■ Set task ■
Please retype the data in full and exactly; the pictures are not part of the copy.
====
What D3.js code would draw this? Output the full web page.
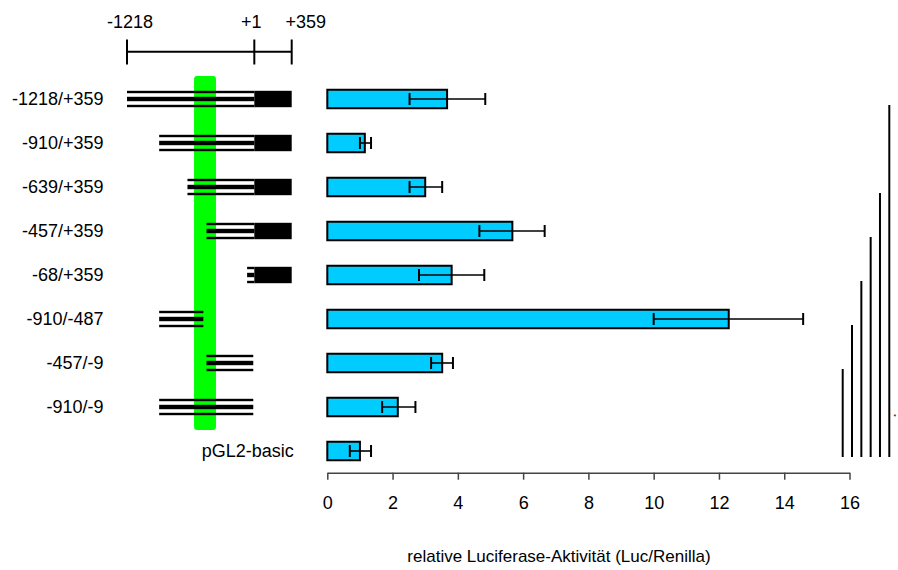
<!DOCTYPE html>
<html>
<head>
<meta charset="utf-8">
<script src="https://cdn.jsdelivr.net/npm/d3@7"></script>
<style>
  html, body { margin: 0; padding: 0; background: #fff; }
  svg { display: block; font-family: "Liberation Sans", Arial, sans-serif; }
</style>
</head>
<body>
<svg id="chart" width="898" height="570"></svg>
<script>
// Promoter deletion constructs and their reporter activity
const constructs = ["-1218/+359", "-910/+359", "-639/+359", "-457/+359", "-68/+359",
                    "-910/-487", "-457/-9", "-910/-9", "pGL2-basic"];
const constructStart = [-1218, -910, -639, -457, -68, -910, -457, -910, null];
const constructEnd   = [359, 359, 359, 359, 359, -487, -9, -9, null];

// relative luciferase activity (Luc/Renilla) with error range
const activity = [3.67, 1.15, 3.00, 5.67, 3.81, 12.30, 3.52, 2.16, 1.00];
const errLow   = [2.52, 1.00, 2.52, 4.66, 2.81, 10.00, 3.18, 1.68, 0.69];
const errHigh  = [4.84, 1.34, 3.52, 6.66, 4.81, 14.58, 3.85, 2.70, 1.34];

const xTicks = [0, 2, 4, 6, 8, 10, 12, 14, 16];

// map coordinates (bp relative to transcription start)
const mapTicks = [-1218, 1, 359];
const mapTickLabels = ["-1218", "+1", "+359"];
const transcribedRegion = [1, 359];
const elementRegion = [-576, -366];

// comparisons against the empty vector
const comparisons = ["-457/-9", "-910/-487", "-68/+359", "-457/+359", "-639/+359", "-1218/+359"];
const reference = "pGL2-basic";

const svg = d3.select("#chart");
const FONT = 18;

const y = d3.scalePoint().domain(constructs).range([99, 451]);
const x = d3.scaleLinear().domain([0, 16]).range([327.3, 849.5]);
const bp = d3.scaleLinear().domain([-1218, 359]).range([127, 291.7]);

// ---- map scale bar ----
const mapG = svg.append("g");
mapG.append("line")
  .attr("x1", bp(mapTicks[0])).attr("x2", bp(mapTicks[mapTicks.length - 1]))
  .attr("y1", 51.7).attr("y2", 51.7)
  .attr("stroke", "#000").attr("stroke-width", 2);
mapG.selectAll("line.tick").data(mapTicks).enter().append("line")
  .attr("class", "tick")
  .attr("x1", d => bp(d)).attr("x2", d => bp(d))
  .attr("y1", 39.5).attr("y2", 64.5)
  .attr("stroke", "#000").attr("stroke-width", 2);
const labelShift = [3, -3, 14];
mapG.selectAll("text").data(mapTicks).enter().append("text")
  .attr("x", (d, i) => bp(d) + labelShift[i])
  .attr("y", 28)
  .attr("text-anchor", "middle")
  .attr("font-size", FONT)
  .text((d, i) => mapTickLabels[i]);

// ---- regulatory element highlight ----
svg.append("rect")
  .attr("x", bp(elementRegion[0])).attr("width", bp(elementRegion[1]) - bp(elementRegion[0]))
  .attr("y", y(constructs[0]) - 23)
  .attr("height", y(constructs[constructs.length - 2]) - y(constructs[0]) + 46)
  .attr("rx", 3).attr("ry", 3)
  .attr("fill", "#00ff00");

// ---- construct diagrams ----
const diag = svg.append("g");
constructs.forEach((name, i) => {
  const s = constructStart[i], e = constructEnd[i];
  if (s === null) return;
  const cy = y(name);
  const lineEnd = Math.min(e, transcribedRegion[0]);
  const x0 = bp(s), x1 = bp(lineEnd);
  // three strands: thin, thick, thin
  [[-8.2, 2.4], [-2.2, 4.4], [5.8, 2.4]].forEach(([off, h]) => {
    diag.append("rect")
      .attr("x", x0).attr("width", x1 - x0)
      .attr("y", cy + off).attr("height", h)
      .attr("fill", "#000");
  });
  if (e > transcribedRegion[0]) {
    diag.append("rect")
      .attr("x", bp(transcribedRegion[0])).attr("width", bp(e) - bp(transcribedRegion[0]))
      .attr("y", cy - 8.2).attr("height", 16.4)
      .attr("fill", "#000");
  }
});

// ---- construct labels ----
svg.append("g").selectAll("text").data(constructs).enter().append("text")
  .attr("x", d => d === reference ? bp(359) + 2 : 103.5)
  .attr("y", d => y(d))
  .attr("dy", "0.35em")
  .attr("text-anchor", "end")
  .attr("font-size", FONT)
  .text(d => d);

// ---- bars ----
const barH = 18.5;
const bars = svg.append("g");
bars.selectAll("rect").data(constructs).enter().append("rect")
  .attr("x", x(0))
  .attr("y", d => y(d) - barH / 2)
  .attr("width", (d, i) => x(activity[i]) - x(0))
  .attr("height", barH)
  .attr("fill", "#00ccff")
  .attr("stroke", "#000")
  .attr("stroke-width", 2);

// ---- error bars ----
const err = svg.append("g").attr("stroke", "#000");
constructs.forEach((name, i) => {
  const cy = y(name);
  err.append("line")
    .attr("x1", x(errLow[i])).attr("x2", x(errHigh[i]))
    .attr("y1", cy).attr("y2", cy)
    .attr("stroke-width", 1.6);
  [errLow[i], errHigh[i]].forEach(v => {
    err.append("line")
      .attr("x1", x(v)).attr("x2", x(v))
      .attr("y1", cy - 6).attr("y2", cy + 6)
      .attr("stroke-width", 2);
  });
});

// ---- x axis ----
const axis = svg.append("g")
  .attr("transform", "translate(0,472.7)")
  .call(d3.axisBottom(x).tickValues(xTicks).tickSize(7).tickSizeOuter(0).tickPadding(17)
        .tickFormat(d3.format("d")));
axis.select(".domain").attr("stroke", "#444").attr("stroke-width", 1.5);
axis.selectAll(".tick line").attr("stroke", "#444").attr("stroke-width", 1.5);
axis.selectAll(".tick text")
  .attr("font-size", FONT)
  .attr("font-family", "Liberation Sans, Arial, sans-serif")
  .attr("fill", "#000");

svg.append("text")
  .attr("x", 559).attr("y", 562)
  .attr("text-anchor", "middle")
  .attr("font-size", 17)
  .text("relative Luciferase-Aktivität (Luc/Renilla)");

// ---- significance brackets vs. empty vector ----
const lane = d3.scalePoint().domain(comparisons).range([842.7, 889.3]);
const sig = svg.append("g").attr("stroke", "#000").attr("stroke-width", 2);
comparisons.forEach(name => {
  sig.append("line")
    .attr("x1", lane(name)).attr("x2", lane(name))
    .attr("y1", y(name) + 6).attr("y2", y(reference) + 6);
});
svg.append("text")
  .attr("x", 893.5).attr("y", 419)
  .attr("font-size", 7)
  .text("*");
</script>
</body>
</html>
====
■ Answer to the problem ■
What D3.js code would draw this? Output the full web page.
<!DOCTYPE html>
<html>
<head>
<meta charset="utf-8">
<script src="https://cdn.jsdelivr.net/npm/d3@7"></script>
<style>
  html, body { margin: 0; padding: 0; background: #fff; }
  svg { display: block; font-family: "Liberation Sans", Arial, sans-serif; }
</style>
</head>
<body>
<svg id="chart" width="898" height="570"></svg>
<script>
// Promoter deletion constructs and their reporter activity
const constructs = ["-1218/+359", "-910/+359", "-639/+359", "-457/+359", "-68/+359",
                    "-910/-487", "-457/-9", "-910/-9", "pGL2-basic"];
const constructStart = [-1218, -910, -639, -457, -68, -910, -457, -910, null];
const constructEnd   = [359, 359, 359, 359, 359, -487, -9, -9, null];

// relative luciferase activity (Luc/Renilla) with error range
const activity = [3.67, 1.15, 3.00, 5.67, 3.81, 12.30, 3.52, 2.16, 1.00];
const errLow   = [2.52, 1.00, 2.52, 4.66, 2.81, 10.00, 3.18, 1.68, 0.69];
const errHigh  = [4.84, 1.34, 3.52, 6.66, 4.81, 14.58, 3.85, 2.70, 1.34];

const xTicks = [0, 2, 4, 6, 8, 10, 12, 14, 16];

// map coordinates (bp relative to transcription start)
const mapTicks = [-1218, 1, 359];
const mapTickLabels = ["-1218", "+1", "+359"];
const transcribedRegion = [1, 359];
const elementRegion = [-576, -366];

// comparisons against the empty vector
const comparisons = ["-457/-9", "-910/-487", "-68/+359", "-457/+359", "-639/+359", "-1218/+359"];
const reference = "pGL2-basic";

const svg = d3.select("#chart");
const FONT = 18;

const y = d3.scalePoint().domain(constructs).range([99, 451]);
const x = d3.scaleLinear().domain([0, 16]).range([327.3, 849.5]);
const bp = d3.scaleLinear().domain([-1218, 359]).range([127, 291.7]);

// ---- map scale bar ----
const mapG = svg.append("g");
mapG.append("line")
  .attr("x1", bp(mapTicks[0])).attr("x2", bp(mapTicks[mapTicks.length - 1]))
  .attr("y1", 51.7).attr("y2", 51.7)
  .attr("stroke", "#000").attr("stroke-width", 2);
mapG.selectAll("line.tick").data(mapTicks).enter().append("line")
  .attr("class", "tick")
  .attr("x1", d => bp(d)).attr("x2", d => bp(d))
  .attr("y1", 39.5).attr("y2", 64.5)
  .attr("stroke", "#000").attr("stroke-width", 2);
const labelShift = [3, -3, 14];
mapG.selectAll("text").data(mapTicks).enter().append("text")
  .attr("x", (d, i) => bp(d) + labelShift[i])
  .attr("y", 28)
  .attr("text-anchor", "middle")
  .attr("font-size", FONT)
  .text((d, i) => mapTickLabels[i]);

// ---- regulatory element highlight ----
svg.append("rect")
  .attr("x", bp(elementRegion[0])).attr("width", bp(elementRegion[1]) - bp(elementRegion[0]))
  .attr("y", y(constructs[0]) - 23)
  .attr("height", y(constructs[constructs.length - 2]) - y(constructs[0]) + 46)
  .attr("rx", 3).attr("ry", 3)
  .attr("fill", "#00ff00");

// ---- construct diagrams ----
const diag = svg.append("g");
constructs.forEach((name, i) => {
  const s = constructStart[i], e = constructEnd[i];
  if (s === null) return;
  const cy = y(name);
  const lineEnd = Math.min(e, transcribedRegion[0]);
  const x0 = bp(s), x1 = bp(lineEnd);
  // three strands: thin, thick, thin
  [[-8.2, 2.4], [-2.2, 4.4], [5.8, 2.4]].forEach(([off, h]) => {
    diag.append("rect")
      .attr("x", x0).attr("width", x1 - x0)
      .attr("y", cy + off).attr("height", h)
      .attr("fill", "#000");
  });
  if (e > transcribedRegion[0]) {
    diag.append("rect")
      .attr("x", bp(transcribedRegion[0])).attr("width", bp(e) - bp(transcribedRegion[0]))
      .attr("y", cy - 8.2).attr("height", 16.4)
      .attr("fill", "#000");
  }
});

// ---- construct labels ----
svg.append("g").selectAll("text").data(constructs).enter().append("text")
  .attr("x", d => d === reference ? bp(359) + 2 : 103.5)
  .attr("y", d => y(d))
  .attr("dy", "0.35em")
  .attr("text-anchor", "end")
  .attr("font-size", FONT)
  .text(d => d);

// ---- bars ----
const barH = 18.5;
const bars = svg.append("g");
bars.selectAll("rect").data(constructs).enter().append("rect")
  .attr("x", x(0))
  .attr("y", d => y(d) - barH / 2)
  .attr("width", (d, i) => x(activity[i]) - x(0))
  .attr("height", barH)
  .attr("fill", "#00ccff")
  .attr("stroke", "#000")
  .attr("stroke-width", 2);

// ---- error bars ----
const err = svg.append("g").attr("stroke", "#000");
constructs.forEach((name, i) => {
  const cy = y(name);
  err.append("line")
    .attr("x1", x(errLow[i])).attr("x2", x(errHigh[i]))
    .attr("y1", cy).attr("y2", cy)
    .attr("stroke-width", 1.6);
  [errLow[i], errHigh[i]].forEach(v => {
    err.append("line")
      .attr("x1", x(v)).attr("x2", x(v))
      .attr("y1", cy - 6).attr("y2", cy + 6)
      .attr("stroke-width", 2);
  });
});

// ---- x axis ----
const axis = svg.append("g")
  .attr("transform", "translate(0,472.7)")
  .call(d3.axisBottom(x).tickValues(xTicks).tickSize(7).tickSizeOuter(0).tickPadding(17)
        .tickFormat(d3.format("d")));
axis.select(".domain").attr("stroke", "#444").attr("stroke-width", 1.5);
axis.selectAll(".tick line").attr("stroke", "#444").attr("stroke-width", 1.5);
axis.selectAll(".tick text")
  .attr("font-size", FONT)
  .attr("font-family", "Liberation Sans, Arial, sans-serif")
  .attr("fill", "#000");

svg.append("text")
  .attr("x", 559).attr("y", 562)
  .attr("text-anchor", "middle")
  .attr("font-size", 17)
  .text("relative Luciferase-Aktivität (Luc/Renilla)");

// ---- significance brackets vs. empty vector ----
const lane = d3.scalePoint().domain(comparisons).range([842.7, 889.3]);
const sig = svg.append("g").attr("stroke", "#000").attr("stroke-width", 2);
comparisons.forEach(name => {
  sig.append("line")
    .attr("x1", lane(name)).attr("x2", lane(name))
    .attr("y1", y(name) + 6).attr("y2", y(reference) + 6);
});
svg.append("text")
  .attr("x", 893.5).attr("y", 419)
  .attr("font-size", 7)
  .text("*");
</script>
</body>
</html>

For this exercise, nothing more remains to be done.